One more from my recent art splurge.

Thursday
Sep092010

New art

Coming back from Toronto I felt inspired to do some new work - not for a client, but just for myself. This blog is mostly about fiction, okay, the odd movie and travelogue too - but I thought I'd post a few of the pieces that have been falling off my pen lately.

Let me know what you think.

 

 

A while back I took a lot of photos of some Monarch Butterflys (butterflies?) that were emerging from their cocoons. The colours of these bugs are amazing.

 

The next couple are of a favorite guitar, which I no longer own - that is the problem with being a poor musician (writer/artist), to get your next guitar you always have to sell your current one. I loved my Gibson - I hope whoever has it now also loves it.

 

A variation in colour. I like looking at old Japanese prints for colour pallets.

And one last one.

 

A bluesy guitar neck.

Monday
Sep062010

Aieeee... It's Joe R. Lansdale

OK, I am screaming like the fanboy I am. Just found out that Joe Lansdale is on twitter. Also found out that he is working on a screenplay for Savage Season. Is the world ready for a Hap and Leonard movie... yes, I think they are.

 

Tuesday
Aug312010

Back in town

Well, it's been a few years, but I am back in Toronto, the place where my career started. Quite good to be back, this time with a different agenda than in the mid-eighties. I am getting my son set up in residence as he begins college. For me it was illustration, for him, comedy writing and performance. Completely different, yet in some ways kind of the same.

I imagine breaking into comedy being like, well, damn difficult (as was illustration). Your friends back home don't really know what the hell you are doing (art? comedy? wha?), and there's a bunch of creative types trying to do just what you're doing - and probably none of their friends or family get them either.

But I think the boy is going to do just fine. We had a convo about how talent always needs ambition, and I think he has both.

For me, I'm seeing the sites (showing him a few of my favorite spots, if they are still standing) and basically fighting traffic. Damn, where in the hell did all these cars come from?

Going back west in a few days, plan to drive through Michigan and listen to Joe Lansdale. I am not driving Joe, but he's coming along in the form of the audio book (Vanilla Ride).

Tuesday
Aug242010

OK, I get it.

I get what all the fuss is about regarding The Girl With the Dragon Tattoo. Sometimes I will pick up a book that has garnered a lot of press, just to see if it's worthy (oh geesh, that sounds high anf freakin' mighty).
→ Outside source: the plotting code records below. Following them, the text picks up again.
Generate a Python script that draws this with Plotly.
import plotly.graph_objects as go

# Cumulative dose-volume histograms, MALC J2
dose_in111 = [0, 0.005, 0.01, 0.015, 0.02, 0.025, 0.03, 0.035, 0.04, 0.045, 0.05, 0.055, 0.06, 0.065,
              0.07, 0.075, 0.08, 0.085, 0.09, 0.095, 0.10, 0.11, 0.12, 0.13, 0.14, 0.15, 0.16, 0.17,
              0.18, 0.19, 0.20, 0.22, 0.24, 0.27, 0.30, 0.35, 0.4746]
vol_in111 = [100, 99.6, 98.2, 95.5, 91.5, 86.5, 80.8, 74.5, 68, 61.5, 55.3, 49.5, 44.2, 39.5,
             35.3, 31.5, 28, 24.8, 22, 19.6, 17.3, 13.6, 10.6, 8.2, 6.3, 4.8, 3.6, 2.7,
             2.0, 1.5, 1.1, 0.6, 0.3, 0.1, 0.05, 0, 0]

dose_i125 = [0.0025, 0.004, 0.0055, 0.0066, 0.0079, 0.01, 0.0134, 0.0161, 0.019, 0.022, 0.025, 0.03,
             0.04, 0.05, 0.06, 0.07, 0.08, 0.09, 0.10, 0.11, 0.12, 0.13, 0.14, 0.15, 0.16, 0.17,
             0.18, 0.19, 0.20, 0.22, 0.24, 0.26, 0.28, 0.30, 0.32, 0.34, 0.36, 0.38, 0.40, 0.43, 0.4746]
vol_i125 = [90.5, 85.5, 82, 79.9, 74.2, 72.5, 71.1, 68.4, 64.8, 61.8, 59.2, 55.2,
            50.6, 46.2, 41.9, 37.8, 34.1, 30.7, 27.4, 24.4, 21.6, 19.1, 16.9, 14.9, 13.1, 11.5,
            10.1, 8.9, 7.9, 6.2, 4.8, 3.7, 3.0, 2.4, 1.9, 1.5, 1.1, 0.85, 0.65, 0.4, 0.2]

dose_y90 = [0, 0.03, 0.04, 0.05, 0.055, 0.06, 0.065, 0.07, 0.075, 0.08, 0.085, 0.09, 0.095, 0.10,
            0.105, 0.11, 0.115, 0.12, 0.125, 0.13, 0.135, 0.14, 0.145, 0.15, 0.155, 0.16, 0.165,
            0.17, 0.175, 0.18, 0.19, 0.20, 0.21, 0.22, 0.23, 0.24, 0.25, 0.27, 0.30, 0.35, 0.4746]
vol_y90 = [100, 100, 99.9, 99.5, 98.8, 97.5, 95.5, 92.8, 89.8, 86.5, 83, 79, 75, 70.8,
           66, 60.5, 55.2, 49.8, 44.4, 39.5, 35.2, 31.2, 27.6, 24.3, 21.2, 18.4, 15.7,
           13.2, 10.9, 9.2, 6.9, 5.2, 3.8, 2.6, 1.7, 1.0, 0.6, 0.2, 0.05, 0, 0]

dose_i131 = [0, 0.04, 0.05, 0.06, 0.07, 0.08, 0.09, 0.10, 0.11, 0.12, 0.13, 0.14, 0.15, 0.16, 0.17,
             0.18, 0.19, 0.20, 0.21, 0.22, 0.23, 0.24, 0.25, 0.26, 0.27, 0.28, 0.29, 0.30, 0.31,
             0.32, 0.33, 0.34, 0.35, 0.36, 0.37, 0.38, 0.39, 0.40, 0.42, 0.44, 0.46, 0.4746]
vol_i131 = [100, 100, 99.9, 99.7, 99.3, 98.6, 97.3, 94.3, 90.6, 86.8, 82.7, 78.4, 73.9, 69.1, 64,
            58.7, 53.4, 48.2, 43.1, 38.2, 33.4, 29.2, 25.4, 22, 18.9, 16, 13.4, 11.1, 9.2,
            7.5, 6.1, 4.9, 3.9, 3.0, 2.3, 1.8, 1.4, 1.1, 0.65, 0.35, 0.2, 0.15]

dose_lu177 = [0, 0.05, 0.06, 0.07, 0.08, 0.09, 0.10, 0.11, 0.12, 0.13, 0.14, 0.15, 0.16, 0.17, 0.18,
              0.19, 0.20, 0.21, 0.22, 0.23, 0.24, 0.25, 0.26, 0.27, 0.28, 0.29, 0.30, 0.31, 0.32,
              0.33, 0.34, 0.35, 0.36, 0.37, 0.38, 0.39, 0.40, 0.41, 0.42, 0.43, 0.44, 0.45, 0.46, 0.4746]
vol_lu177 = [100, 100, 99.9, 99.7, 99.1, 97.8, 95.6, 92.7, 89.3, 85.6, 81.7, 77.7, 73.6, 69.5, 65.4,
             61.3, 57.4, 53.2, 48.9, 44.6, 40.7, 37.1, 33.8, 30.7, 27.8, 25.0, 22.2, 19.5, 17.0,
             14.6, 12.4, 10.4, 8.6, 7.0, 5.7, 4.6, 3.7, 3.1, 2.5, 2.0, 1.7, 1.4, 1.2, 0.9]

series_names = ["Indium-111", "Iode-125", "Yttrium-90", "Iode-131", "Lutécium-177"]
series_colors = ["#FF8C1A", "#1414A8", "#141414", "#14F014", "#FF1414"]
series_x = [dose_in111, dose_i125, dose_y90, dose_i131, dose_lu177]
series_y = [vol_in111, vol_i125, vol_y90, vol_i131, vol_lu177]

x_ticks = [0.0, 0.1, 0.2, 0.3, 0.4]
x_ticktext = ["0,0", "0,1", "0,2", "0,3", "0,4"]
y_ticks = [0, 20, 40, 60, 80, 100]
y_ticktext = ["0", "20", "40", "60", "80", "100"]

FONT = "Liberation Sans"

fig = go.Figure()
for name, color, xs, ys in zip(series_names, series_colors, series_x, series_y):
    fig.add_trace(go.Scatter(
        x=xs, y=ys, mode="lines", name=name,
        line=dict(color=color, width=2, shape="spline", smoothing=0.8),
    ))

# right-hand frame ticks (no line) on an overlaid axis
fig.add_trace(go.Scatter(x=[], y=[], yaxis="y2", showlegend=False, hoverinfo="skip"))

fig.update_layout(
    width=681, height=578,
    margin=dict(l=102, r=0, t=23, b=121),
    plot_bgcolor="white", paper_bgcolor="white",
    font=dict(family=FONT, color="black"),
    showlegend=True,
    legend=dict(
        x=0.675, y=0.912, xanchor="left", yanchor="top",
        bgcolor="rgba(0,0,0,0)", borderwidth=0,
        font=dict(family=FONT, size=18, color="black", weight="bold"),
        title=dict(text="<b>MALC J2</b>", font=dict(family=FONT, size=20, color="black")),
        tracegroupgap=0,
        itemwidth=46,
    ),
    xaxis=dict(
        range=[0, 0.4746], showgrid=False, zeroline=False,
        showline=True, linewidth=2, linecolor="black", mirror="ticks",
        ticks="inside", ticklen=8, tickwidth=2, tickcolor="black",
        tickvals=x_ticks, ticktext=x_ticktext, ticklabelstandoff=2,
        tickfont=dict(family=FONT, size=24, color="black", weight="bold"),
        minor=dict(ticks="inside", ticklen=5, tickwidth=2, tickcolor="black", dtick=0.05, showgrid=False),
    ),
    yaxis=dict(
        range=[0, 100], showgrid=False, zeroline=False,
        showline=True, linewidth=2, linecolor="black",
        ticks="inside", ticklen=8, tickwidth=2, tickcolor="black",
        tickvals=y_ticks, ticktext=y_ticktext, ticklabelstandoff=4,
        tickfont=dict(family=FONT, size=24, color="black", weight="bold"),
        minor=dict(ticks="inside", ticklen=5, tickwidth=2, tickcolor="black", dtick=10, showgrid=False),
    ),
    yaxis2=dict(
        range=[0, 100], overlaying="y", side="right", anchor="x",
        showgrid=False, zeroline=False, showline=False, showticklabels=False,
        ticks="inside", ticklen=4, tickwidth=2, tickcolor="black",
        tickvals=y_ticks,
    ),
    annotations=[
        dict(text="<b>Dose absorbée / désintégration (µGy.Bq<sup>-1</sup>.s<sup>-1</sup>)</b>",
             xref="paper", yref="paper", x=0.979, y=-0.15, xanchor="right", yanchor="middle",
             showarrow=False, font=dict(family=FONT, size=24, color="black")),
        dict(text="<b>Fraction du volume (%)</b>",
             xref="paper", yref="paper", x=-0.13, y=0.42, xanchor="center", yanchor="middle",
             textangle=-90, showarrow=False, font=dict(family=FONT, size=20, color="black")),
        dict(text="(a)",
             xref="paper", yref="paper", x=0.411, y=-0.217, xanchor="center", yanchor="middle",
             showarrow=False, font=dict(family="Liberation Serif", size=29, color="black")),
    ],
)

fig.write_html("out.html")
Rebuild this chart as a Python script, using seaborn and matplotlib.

I swear that every second person I ran into, knowing that I am a writer, said, "Oh man, you know what you HAVE to read?!" And before they even said it, I knew it was going to be a Steig Larsson book.

Someone even dropped one off at my house, so I could resist no longer (these books are like the Borg). 100 pages in, I wondered what people were talking about. I found it interesting, the writing was fairly good, not super deep, but very readable. 200 pages in I started to get it. It was the sort of book that I couldn't wait to dip into, find out what was happening. 300 pages in I knew my sleep might suffer. I'm almost finished now, and looking forward to reading the next. What I really like is the slow intriguing build that drew me in - it wasn't the huge page turner that I'd hear about, though to be honest I rarely like those. The characters get under my skin, in a good way, and even though the mystery seems like on plucked from Agatha Christie, I really want to find out what happened to that girl, dammit. And what's going to happen to Mikael and Lisbeth... and I think I need another fix right now. Okay, okay, I give up, I'm hooked.